* DATASET EXCERPT:
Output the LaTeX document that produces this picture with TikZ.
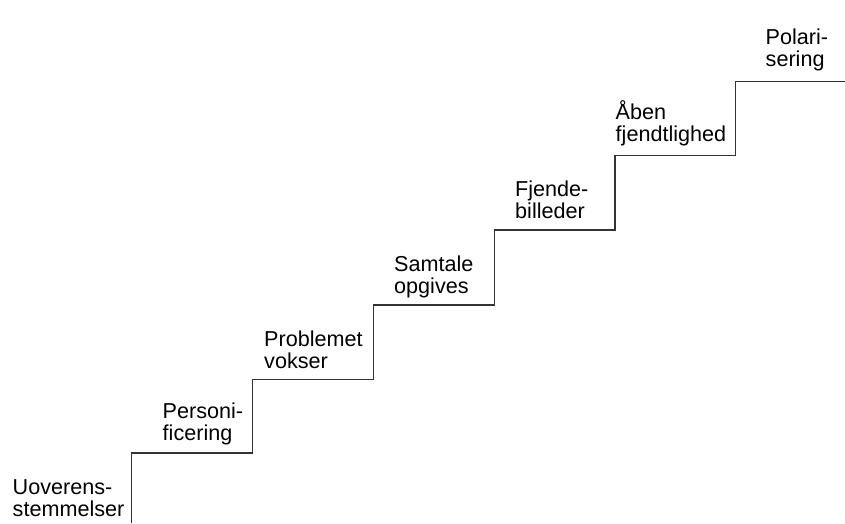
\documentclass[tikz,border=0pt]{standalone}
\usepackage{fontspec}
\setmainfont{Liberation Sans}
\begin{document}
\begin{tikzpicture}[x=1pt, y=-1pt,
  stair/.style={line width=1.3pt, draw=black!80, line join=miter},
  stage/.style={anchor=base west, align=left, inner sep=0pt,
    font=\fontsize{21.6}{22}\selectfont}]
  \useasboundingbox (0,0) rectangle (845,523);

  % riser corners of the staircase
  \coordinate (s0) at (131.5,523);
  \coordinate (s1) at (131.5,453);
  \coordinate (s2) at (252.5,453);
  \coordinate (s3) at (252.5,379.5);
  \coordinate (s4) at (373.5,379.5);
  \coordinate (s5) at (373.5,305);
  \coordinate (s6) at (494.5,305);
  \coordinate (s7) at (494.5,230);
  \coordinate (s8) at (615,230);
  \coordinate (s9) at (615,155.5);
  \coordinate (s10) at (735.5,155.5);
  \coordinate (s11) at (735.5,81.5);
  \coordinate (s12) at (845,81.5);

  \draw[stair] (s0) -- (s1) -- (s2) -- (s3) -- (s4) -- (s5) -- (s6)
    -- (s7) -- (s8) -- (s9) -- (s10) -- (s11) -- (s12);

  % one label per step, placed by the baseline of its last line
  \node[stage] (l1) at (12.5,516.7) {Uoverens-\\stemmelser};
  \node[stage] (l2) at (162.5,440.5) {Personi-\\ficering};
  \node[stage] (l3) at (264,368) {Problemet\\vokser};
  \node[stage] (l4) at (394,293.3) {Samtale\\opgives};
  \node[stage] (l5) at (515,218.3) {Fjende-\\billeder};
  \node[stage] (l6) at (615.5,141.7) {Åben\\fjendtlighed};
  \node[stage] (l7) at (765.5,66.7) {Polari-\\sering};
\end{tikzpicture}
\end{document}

* WHAT TO PRODUCE:
The listing above must be printed again exactly, minus its pictures.

* WRITTEN ANSWER:
Output the LaTeX document that produces this picture with TikZ.
\documentclass[tikz,border=0pt]{standalone}
\usepackage{fontspec}
\setmainfont{Liberation Sans}
\begin{document}
\begin{tikzpicture}[x=1pt, y=-1pt,
  stair/.style={line width=1.3pt, draw=black!80, line join=miter},
  stage/.style={anchor=base west, align=left, inner sep=0pt,
    font=\fontsize{21.6}{22}\selectfont}]
  \useasboundingbox (0,0) rectangle (845,523);

  % riser corners of the staircase
  \coordinate (s0) at (131.5,523);
  \coordinate (s1) at (131.5,453);
  \coordinate (s2) at (252.5,453);
  \coordinate (s3) at (252.5,379.5);
  \coordinate (s4) at (373.5,379.5);
  \coordinate (s5) at (373.5,305);
  \coordinate (s6) at (494.5,305);
  \coordinate (s7) at (494.5,230);
  \coordinate (s8) at (615,230);
  \coordinate (s9) at (615,155.5);
  \coordinate (s10) at (735.5,155.5);
  \coordinate (s11) at (735.5,81.5);
  \coordinate (s12) at (845,81.5);

  \draw[stair] (s0) -- (s1) -- (s2) -- (s3) -- (s4) -- (s5) -- (s6)
    -- (s7) -- (s8) -- (s9) -- (s10) -- (s11) -- (s12);

  % one label per step, placed by the baseline of its last line
  \node[stage] (l1) at (12.5,516.7) {Uoverens-\\stemmelser};
  \node[stage] (l2) at (162.5,440.5) {Personi-\\ficering};
  \node[stage] (l3) at (264,368) {Problemet\\vokser};
  \node[stage] (l4) at (394,293.3) {Samtale\\opgives};
  \node[stage] (l5) at (515,218.3) {Fjende-\\billeder};
  \node[stage] (l6) at (615.5,141.7) {Åben\\fjendtlighed};
  \node[stage] (l7) at (765.5,66.7) {Polari-\\sering};
\end{tikzpicture}
\end{document}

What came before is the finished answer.